At this moment, the lawyers are helping my SIL to fight for the boy, and police case was successfully closed.  But SS who actioned against my SIL family based on the girl's complained is a not the one who kept monitoring the adoption and logged all the "stories" and concerns of SIL. They are not responding to the lawyers letters and basically we are afraid that by returning the child they feel they would accept the blame that the girl has not been helped for all these years before she got to my SIL. And sadly instead of one troubled child there will be two troubled children. I could only imagine what the little boy is going through after he was so settled and doing great in the new family.    

Please any advise, tips, strategies, experiences would be much appreciated.

I think my SIL is giving up after 3 months of fight   I desperately want to help her in any way!


XXX


----------



## Miny Moo (Jan 13, 2011)

I don't know wether your SIL is a member of Adoption UK, even if she isn't they have a help line on their website, my advise would be to phone them and see if they can offer any advice.

So sad for both the children and adoptive parents when this happens and it does happen, I have no words of wisdom I'm afraid but wish them all the best and hope that they all get the help they so desperately need.


----------



## Poppets Mammy (Mar 7, 2011)

Oh my word! What an awful situation for everyone. 

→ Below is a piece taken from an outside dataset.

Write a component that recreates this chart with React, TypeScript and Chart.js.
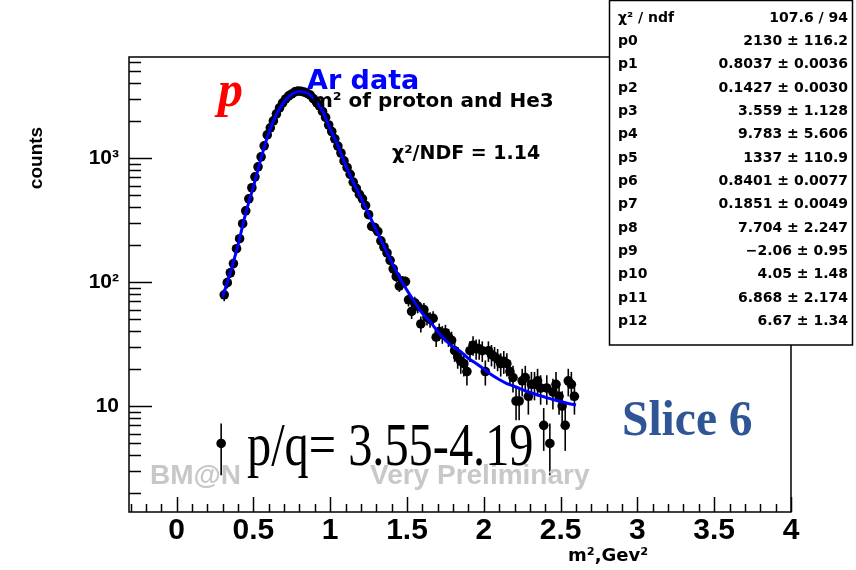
import React, { useEffect, useRef } from "react";
import { Chart, registerables } from "chart.js";

Chart.register(...registerables);

// ---------- data ----------
const binCenters = [
  0.29, 0.31, 0.33, 0.35, 0.37, 0.39, 0.41, 0.43, 0.45, 0.47, 0.49,
  0.51, 0.53, 0.55, 0.57, 0.59, 0.61, 0.63, 0.65, 0.67, 0.69,
  0.71, 0.73, 0.75, 0.77, 0.79, 0.81, 0.83, 0.85, 0.87, 0.89,
  0.91, 0.93, 0.95, 0.97, 0.99, 1.01, 1.03, 1.05, 1.07, 1.09,
  1.11, 1.13, 1.15, 1.17, 1.19, 1.21, 1.23, 1.25, 1.27, 1.29,
  1.31, 1.33, 1.35, 1.37, 1.39, 1.41, 1.43, 1.45, 1.47, 1.49,
  1.51, 1.53, 1.55, 1.57, 1.59, 1.61, 1.63, 1.65, 1.67, 1.69,
  1.71, 1.73, 1.75, 1.77, 1.79, 1.81, 1.83, 1.85, 1.87, 1.89,
  1.91, 1.93, 1.95, 1.97, 1.99, 2.01, 2.03, 2.05, 2.07, 2.09,
  2.11, 2.13, 2.15, 2.17, 2.19, 2.21, 2.23, 2.25, 2.27, 2.29,
  2.31, 2.33, 2.35, 2.37, 2.39, 2.41, 2.43, 2.45, 2.47, 2.49,
  2.51, 2.53, 2.55, 2.57, 2.59,
];

const binCounts = [
  5, 79, 99, 119, 141, 186, 224, 296, 376, 470, 577,
  707, 851, 1024, 1256, 1540, 1754, 1997, 2274, 2541, 2789,
  3001, 3175, 3294, 3420, 3480, 3460, 3410, 3330, 3220, 3020,
  2830, 2640, 2380, 2130, 1850, 1640, 1430, 1250, 1100, 950,
  840, 740, 640, 570, 510, 470, 415, 350, 282, 275,
  256, 215, 192, 172, 150, 128, 111, 93, 102, 101,
  72, 58, 68, 64, 46, 60, 52, 50, 51, 36,
  40, 38, 39, 36, 34, 28, 25, 23, 22, 19,
  28, 31, 29, 29, 28, 19, 28, 26, 25, 24,
  22, 23, 22, 19, 17, 11, 11, 16, 17, 12,
  15, 15, 16, 14, 7, 14, 5, 13, 15, 12,
  10, 7, 16, 15, 12,
];

const fitX = [
  0.30, 0.35, 0.40, 0.45, 0.50, 0.55, 0.60, 0.65, 0.70, 0.75,
  0.80, 0.85, 0.90, 0.95, 1.00, 1.05, 1.10, 1.15, 1.20, 1.25,
  1.30, 1.35, 1.40, 1.45, 1.50, 1.55, 1.60, 1.65, 1.70, 1.75,
  1.80, 1.85, 1.90, 1.95, 2.00, 2.05, 2.10, 2.15, 2.20, 2.25,
  2.30, 2.35, 2.40, 2.45, 2.50, 2.55, 2.60,
];
const fitY = [
  76, 120, 200, 360, 590, 1000, 1600, 2250, 2850, 3280,
  3440, 3350, 2950, 2400, 1720, 1260, 880, 640, 480, 355,
  262, 195, 145, 110, 86, 69, 56, 48, 40, 34,
  30, 27.5, 24.2, 22.1, 19.9, 17.9, 16.4, 15.2, 14.4, 13.6,
  12.9, 12.3, 11.8, 11.3, 10.9, 10.5, 10.2,
];

const xTickValues = [0, 0.5, 1, 1.5, 2, 2.5, 3, 3.5, 4];
const yTickValues = [10, 100, 1000];
const yTickLabels = ["10", "10²", "10³"];

const statNames = [
  "χ² / ndf", "p0", "p1", "p2", "p3", "p4", "p5", "p6", "p7", "p8", "p9", "p10", "p11", "p12",
];
const statValues = [
  "107.6 / 94", "2130 ± 116.2", "0.8037 ± 0.0036", "0.1427 ± 0.0030", "3.559 ± 1.128",
  "9.783 ± 5.606", "1337 ± 110.9", "0.8401 ± 0.0077", "0.1851 ± 0.0049", "7.704 ± 2.247",
  "−2.06 ± 0.95", "4.05 ± 1.48", "6.868 ± 2.174", "6.67 ± 1.34",
];

// ---------- styling ----------
const SANS = "'Liberation Sans', Arial, Helvetica, sans-serif";
const DEJAVU = "'DejaVu Sans', 'Liberation Sans', sans-serif";
const SERIF = "'Liberation Serif', 'Times New Roman', serif";

function drawText(
  ctx: CanvasRenderingContext2D,
  text: string,
  x: number,
  y: number,
  font: string,
  color: string,
  align: CanvasTextAlign = "left",
  sx = 1
) {
  ctx.save();
  ctx.font = font;
  ctx.fillStyle = color;
  ctx.textAlign = align;
  ctx.textBaseline = "alphabetic";
  ctx.translate(x, y);
  ctx.scale(sx, 1);
  ctx.fillText(text, 0, 0);
  ctx.restore();
}

const errorBarPlugin = {
  id: "errorBars",
  beforeDatasetsDraw(chart: any) {
    const { ctx, chartArea: a, scales } = chart;
    const y = scales.y;
    const x = scales.x;
    ctx.save();
    ctx.strokeStyle = "#000";
    ctx.lineWidth = 1.6;
    for (let i = 0; i < binCenters.length; i++) {
      const c = binCounts[i];
      const e = Math.sqrt(c);
      const px = x.getPixelForValue(binCenters[i]);
      const top = Math.max(a.top, y.getPixelForValue(c + e));
      const lo = c - e;
      const bot = lo > 0 ? Math.min(a.bottom, y.getPixelForValue(lo)) : a.bottom;
      ctx.beginPath();
      ctx.moveTo(px, top);
      ctx.lineTo(px, bot);
      ctx.stroke();
    }
    ctx.restore();
  },
};

const framePlugin = {
  id: "frameTicks",
  afterDatasetsDraw(chart: any) {
    const { ctx, chartArea: a, scales } = chart;
    const x = scales.x;
    const y = scales.y;
    ctx.save();
    ctx.strokeStyle = "#000";
    ctx.lineWidth = 1.5;
    // x ticks (inside)
    for (let k = -3; k <= 40; k++) {
      const v = k / 10;
      const px = Math.round(x.getPixelForValue(v)) + 0.5;
      const len = k % 5 === 0 ? 15 : 8;
      ctx.beginPath();
      ctx.moveTo(px, a.bottom);
      ctx.lineTo(px, a.bottom - len);
      ctx.stroke();
    }
    // y ticks (inside), log
    for (let dec = 1; dec <= 1000; dec *= 10) {
      for (let m = 1; m <= 9; m++) {
        const v = m * dec;
        if (v < y.min || v > y.max) continue;
        const py = Math.round(y.getPixelForValue(v)) + 0.5;
        const len = m === 1 ? 23 : 12;
        ctx.beginPath();
        ctx.moveTo(a.left, py);
        ctx.lineTo(a.left + len, py);
        ctx.stroke();
      }
    }
    // frame
    ctx.strokeRect(a.left, a.top, a.right - a.left, a.bottom - a.top);
    ctx.restore();
  },
  afterDraw(chart: any) {
    const { ctx } = chart;
    // watermark
    drawText(ctx, "BM@N", 150, 484, `bold 28px ${SANS}`, "#c8c8c8");
    drawText(ctx, "Very Preliminary", 370, 484, `bold 28px ${SANS}`, "#c8c8c8");

    // titles / annotations
    drawText(ctx, "m² of proton and He3", 312, 107, `bold 20px ${DEJAVU}`, "#000");
    drawText(ctx, "Ar data", 307, 88.5, `bold 27px ${DEJAVU}`, "#0000ff");
    drawText(ctx, "p", 218, 106, `italic bold 50px ${SERIF}`, "#ff0000");
    drawText(ctx, "χ²/NDF = 1.14", 392, 158.5, `bold 19px ${DEJAVU}`, "#000");
    drawText(ctx, "Slice 6", 622, 435, `bold 50px ${SERIF}`, "#2f5597", "left", 0.95);
    drawText(ctx, "p/q= 3.55-4.19", 247, 465, `62px ${SERIF}`, "#000", "left", 0.78);

    // axis titles
    ctx.save();
    ctx.translate(42, 158);
    ctx.rotate(-Math.PI / 2);
    ctx.font = `bold 19px ${SANS}`;
    ctx.fillStyle = "#000";
    ctx.textAlign = "center";
    ctx.textBaseline = "alphabetic";
    ctx.fillText("counts", 0, 0);
    ctx.restore();
    drawText(ctx, "m²,Gev²", 568, 561, `bold 18px ${DEJAVU}`, "#000");

    // stats box
    ctx.save();
    ctx.fillStyle = "#fff";
    ctx.fillRect(609, 0, 244, 345);
    ctx.strokeStyle = "#000";
    ctx.lineWidth = 1.5;
    ctx.strokeRect(609.5, 0.5, 243, 344.5);
    ctx.restore();
    for (let i = 0; i < statNames.length; i++) {
      const by = 21.7 + 23.33 * i;
      drawText(ctx, statNames[i], 618, by, `bold 14px ${DEJAVU}`, "#000");
      drawText(ctx, statValues[i], 848, by, `bold 14px ${DEJAVU}`, "#000", "right");
    }
  },
};

export default function App() {
  const ref = useRef<HTMLCanvasElement | null>(null);

  useEffect(() => {
    if (!ref.current) return;
    const chart = new Chart(ref.current, {
      type: "scatter",
      data: {
        datasets: [
          {
            type: "line",
            label: "fit",
            data: fitX.map((v, i) => ({ x: v, y: fitY[i] })),
            borderColor: "#0000ff",
            borderWidth: 3,
            pointRadius: 0,
            fill: false,
            cubicInterpolationMode: "monotone",
          } as any,
          {
            type: "scatter",
            label: "data",
            data: binCenters.map((v, i) => ({ x: v, y: binCounts[i] })),
            backgroundColor: "#000",
            borderColor: "#000",
            borderWidth: 0,
            pointRadius: 4.8,
          } as any,
        ],
      },
      options: {
        animation: false,
        responsive: false,
        devicePixelRatio: 1,
        events: [],
        layout: { padding: { left: 0, top: 57, right: 65, bottom: 0 } },
        plugins: { legend: { display: false }, tooltip: { enabled: false } },
        scales: {
          x: {
            type: "linear",
            min: -0.31,
            max: 4.0,
            afterBuildTicks: (s: any) => {
              s.ticks = xTickValues.map((v) => ({ value: v }));
            },
            afterFit: (s: any) => {
              s.height = 58;
            },
            grid: { display: false, drawTicks: false },
            border: { display: false },
            ticks: {
              autoSkip: false,
              maxRotation: 0,
              padding: 1,
              color: "#000",
              font: { family: SANS, size: 30, weight: "bold" },
              callback: (v: any) => String(v),
            },
          },
          y: {
            type: "logarithmic",
            min: 1.4,
            max: 6540,
            afterBuildTicks: (s: any) => {
              s.ticks = yTickValues.map((v) => ({ value: v }));
            },
            afterFit: (s: any) => {
              s.width = 129;
            },
            grid: { display: false, drawTicks: false },
            border: { display: false },
            ticks: {
              padding: 10,
              color: "#000",
              font: { family: SANS, size: 21, weight: "bold" },
              callback: (v: any) => {
                const idx = yTickValues.indexOf(Number(v));
                return idx >= 0 ? yTickLabels[idx] : "";
              },
            },
          },
        },
      } as any,
      plugins: [errorBarPlugin, framePlugin],
    });
    return () => chart.destroy();
  }, []);

  return (
    <div
      style={{
        position: "absolute",
        left: 0,
        top: 0,
        width: 856,
        height: 570,
        background: "#fff",
      }}
    >
      <canvas ref={ref} width={856} height={570} />
    </div>
  );
}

I have no words of wisdom either unfortunately. Your poor SIL must be exhausted, bless her heart. I hope she keeps fighting though and some common sense prevails within SS. That poor boy must be so confused and upset. I hope it gets sorted quickly and little boy isn't traumatised too much by all the confusion. He needs someone to fight for him and I hope your SIL can keep up the fight as who else is going to  

Best wishes to the whole family


----------



## Mummy Noodles! (Mar 31, 2010)

Echoing Poppet's Mammy! What a shame for your SIL ... but she must keep on fighting.   Sorry for no words of wisdom. I wanted you to know I am supporting you and SIL, who must be an amazing woman to go through so much and still be fighting   The strength of human nature amazes me sometimes and I like to think Good prevails. She will come out on top if she has faith and believes in what she is doing.


Noodles xx


----------



## mamochka (May 23, 2013)

Thank you ladies! Just a little update - this coming week is final deadline for SS to reply - if negative, SIL family is going to MP and court. But i am praying Good shall prevail!


----------